Em Vamos à América, dirigido por Leo McCarey, somos levados a uma jornada cômica e espirituosa sobre as diferenças culturais e o choque de classes, enquanto um mordomo britânico, Marmaduke Ruggles (interpretado por Charles Laughton), é inesperadamente levado ao Velho Oeste americano. A premissa é simples: Ruggles, que servia a uma família aristocrática na Inglaterra, é perdido em uma aposta de pôquer e passa a servir a uma família excêntrica de rancheiros americanos, os Flouds. O filme é uma sátira afiada sobre o conceito de identidade, tanto pessoal quanto nacional, e mostra a habilidade de McCarey em equilibrar humor com uma leve crítica social.
Charles Laughton, em uma das performances consideradas das mais carismáticas de sua carreira, domina o papel de Ruggles com uma mistura de dignidade e surpresa, conforme seu personagem se adapta à liberdade e à informalidade americanas. Ao longo da trama, o rígido e refinado Ruggles se vê mergulhado em situações absurdas e hilárias, enquanto tenta manter a compostura em meio aos costumes descontraídos de seus novos patrões. Um dos momentos mais memoráveis do filme é quando Ruggles, antes um símbolo de sofisticação britânica, é confundido pelos habitantes de Red Gap com um coronel militar, o que gera uma série de mal-entendidos cômicos.
O diretor McCarey aproveita essa confusão para explorar questões mais profundas sobre o “sonho americano” e o que significa ser americano. Ruggles, um estrangeiro relutante, acaba por abraçar essa nova identidade de forma inesperada. Um ponto alto do filme é o momento em que Ruggles recita o Discurso de Gettysburg, um símbolo poderoso de liberdade e igualdade, que representa sua transformação e aceitação dessa nova vida. A cena, que poderia facilmente cair no sentimentalismo, é conduzida com uma leveza que mistura humor e emoção, mostrando como até mesmo um mordomo britânico pode se tornar um ícone dos valores americanos.
Além de Laughton, o elenco de apoio também merece destaque. Mary Boland, como a excêntrica Sra. Floud, entrega uma performance hilária, enquanto Charlie Ruggles, como o Sr.
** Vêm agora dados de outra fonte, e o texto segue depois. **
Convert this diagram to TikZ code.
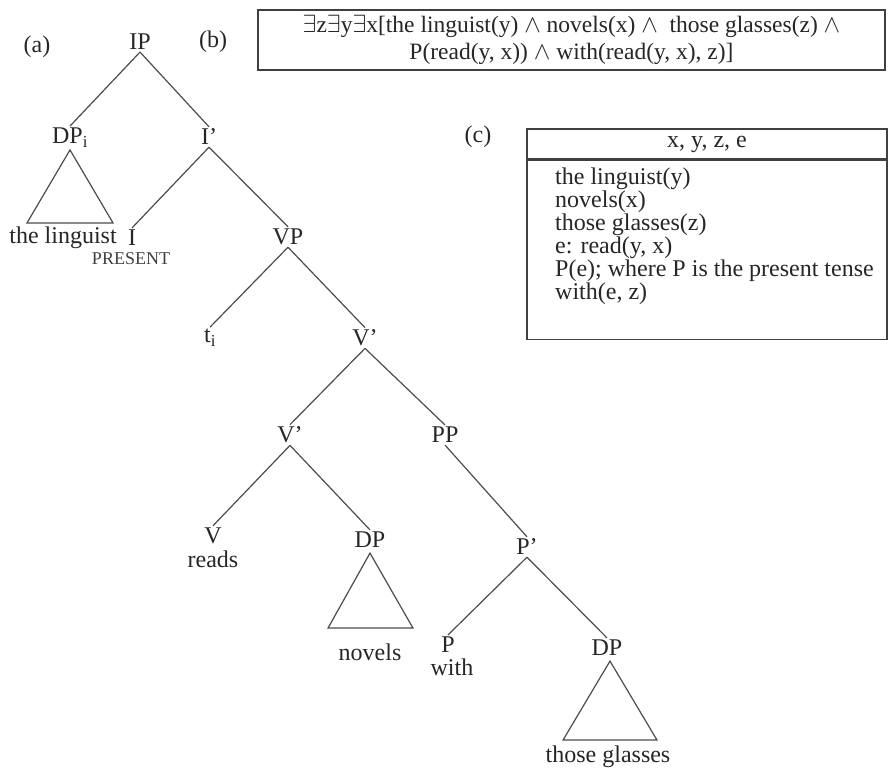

Floud, oferece um contraponto perfeito à seriedade de Marmaduke. O filme brilha com diálogos espirituosos e situações cômicas que criticam gentilmente tanto a rigidez das classes britânicas quanto a informalidade exuberante dos americanos.
Vamos à América é uma comédia inteligente que, além de entreter, convida o público a refletir sobre a natureza da identidade e da assimilação. Através de situações engraçadas e momentos tocantes, o filme mostra como até os mais improváveis personagens podem se reinventar em terras estrangeiras. Em última análise, é uma celebração do espírito americano, de sua capacidade de transformação e de sua aceitação, sem perder de vista o humor e o absurdo da vida cotidiana.